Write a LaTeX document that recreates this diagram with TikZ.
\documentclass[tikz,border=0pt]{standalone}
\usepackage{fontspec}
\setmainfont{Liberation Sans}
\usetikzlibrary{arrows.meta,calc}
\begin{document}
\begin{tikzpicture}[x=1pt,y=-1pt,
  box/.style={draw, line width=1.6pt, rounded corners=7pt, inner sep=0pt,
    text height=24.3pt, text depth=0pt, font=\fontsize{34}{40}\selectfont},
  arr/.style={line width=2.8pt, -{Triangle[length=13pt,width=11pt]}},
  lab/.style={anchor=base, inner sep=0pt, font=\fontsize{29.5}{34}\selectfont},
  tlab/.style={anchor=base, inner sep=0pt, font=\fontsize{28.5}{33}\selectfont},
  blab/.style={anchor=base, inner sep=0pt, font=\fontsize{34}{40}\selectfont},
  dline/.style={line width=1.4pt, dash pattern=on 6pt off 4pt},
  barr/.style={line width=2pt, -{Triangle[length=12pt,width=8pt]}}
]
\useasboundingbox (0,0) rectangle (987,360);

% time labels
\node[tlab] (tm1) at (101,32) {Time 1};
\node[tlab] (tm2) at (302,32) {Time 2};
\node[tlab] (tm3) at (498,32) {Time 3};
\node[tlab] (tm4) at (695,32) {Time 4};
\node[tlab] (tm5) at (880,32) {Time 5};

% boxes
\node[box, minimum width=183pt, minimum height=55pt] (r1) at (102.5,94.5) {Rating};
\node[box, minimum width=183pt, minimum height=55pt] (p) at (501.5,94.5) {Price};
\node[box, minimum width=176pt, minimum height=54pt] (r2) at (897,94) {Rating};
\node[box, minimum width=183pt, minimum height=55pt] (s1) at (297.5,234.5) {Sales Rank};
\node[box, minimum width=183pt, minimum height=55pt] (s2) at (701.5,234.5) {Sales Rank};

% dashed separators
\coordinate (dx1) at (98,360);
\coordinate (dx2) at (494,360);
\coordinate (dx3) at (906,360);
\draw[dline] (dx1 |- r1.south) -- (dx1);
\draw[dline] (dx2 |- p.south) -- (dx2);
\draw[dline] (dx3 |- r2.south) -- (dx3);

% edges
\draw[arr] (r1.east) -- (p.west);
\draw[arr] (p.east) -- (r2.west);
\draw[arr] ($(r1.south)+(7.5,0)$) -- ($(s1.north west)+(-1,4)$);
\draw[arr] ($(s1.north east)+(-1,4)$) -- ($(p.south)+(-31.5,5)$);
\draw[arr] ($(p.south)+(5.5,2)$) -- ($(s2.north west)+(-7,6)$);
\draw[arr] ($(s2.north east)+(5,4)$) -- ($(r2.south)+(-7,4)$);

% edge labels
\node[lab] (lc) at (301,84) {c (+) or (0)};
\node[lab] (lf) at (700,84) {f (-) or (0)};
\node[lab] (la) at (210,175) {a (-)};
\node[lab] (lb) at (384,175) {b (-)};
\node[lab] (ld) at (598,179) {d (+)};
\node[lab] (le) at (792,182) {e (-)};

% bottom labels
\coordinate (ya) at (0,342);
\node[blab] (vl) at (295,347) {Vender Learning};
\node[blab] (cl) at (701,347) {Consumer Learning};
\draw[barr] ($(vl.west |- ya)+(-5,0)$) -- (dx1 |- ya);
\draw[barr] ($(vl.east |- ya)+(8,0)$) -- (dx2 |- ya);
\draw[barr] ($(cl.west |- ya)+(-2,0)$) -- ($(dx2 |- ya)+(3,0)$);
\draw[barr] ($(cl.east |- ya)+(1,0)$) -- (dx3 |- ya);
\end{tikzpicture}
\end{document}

...

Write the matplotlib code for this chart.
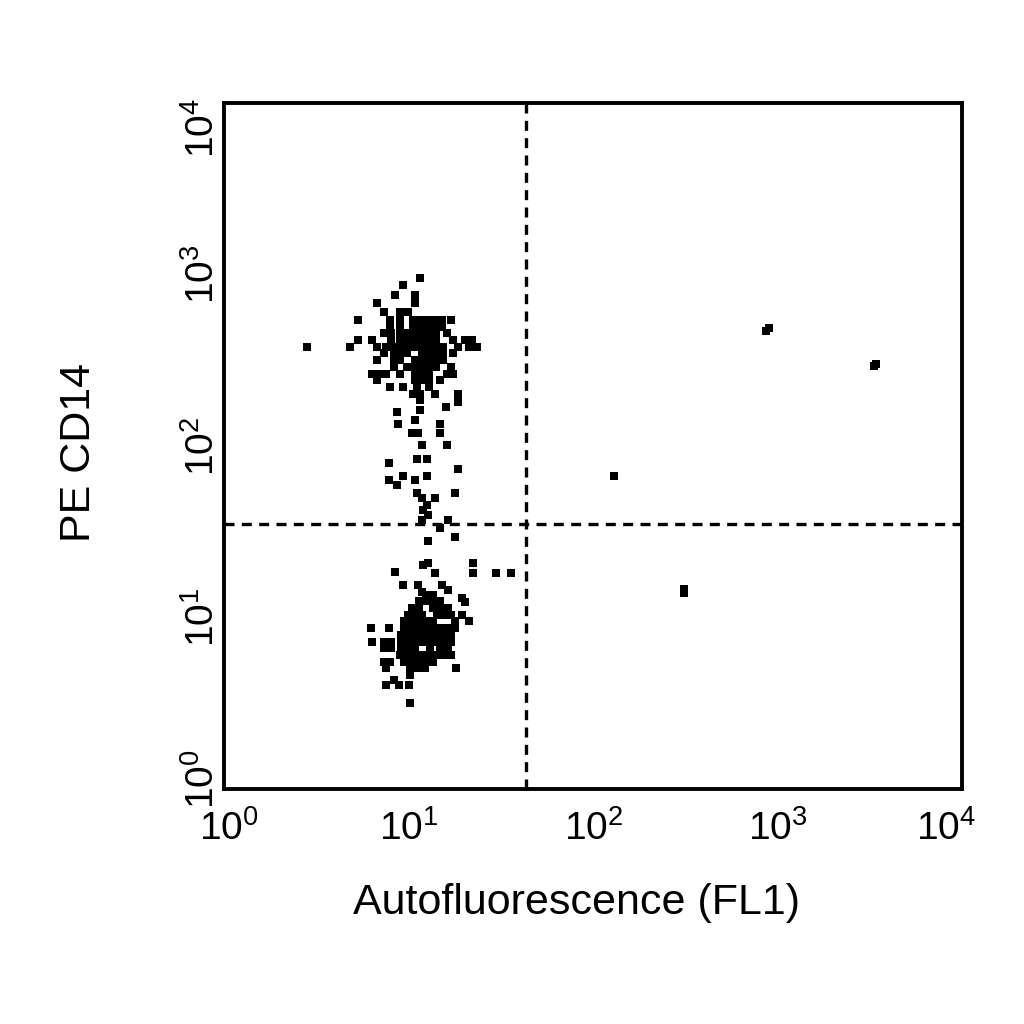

**PROBLEM DETAILS**
Transcribe word for word the lines from the one holding "Write a LaTeX" through the one holding "(0,0) rectangle (987,360);". Include both, and add nothing.

**SOLUTION FOR THIS EXERCISE**
Write a LaTeX document that recreates this diagram with TikZ.
\documentclass[tikz,border=0pt]{standalone}
\usepackage{fontspec}
\setmainfont{Liberation Sans}
\usetikzlibrary{arrows.meta,calc}
\begin{document}
\begin{tikzpicture}[x=1pt,y=-1pt,
  box/.style={draw, line width=1.6pt, rounded corners=7pt, inner sep=0pt,
    text height=24.3pt, text depth=0pt, font=\fontsize{34}{40}\selectfont},
  arr/.style={line width=2.8pt, -{Triangle[length=13pt,width=11pt]}},
  lab/.style={anchor=base, inner sep=0pt, font=\fontsize{29.5}{34}\selectfont},
  tlab/.style={anchor=base, inner sep=0pt, font=\fontsize{28.5}{33}\selectfont},
  blab/.style={anchor=base, inner sep=0pt, font=\fontsize{34}{40}\selectfont},
  dline/.style={line width=1.4pt, dash pattern=on 6pt off 4pt},
  barr/.style={line width=2pt, -{Triangle[length=12pt,width=8pt]}}
]
\useasboundingbox (0,0) rectangle (987,360);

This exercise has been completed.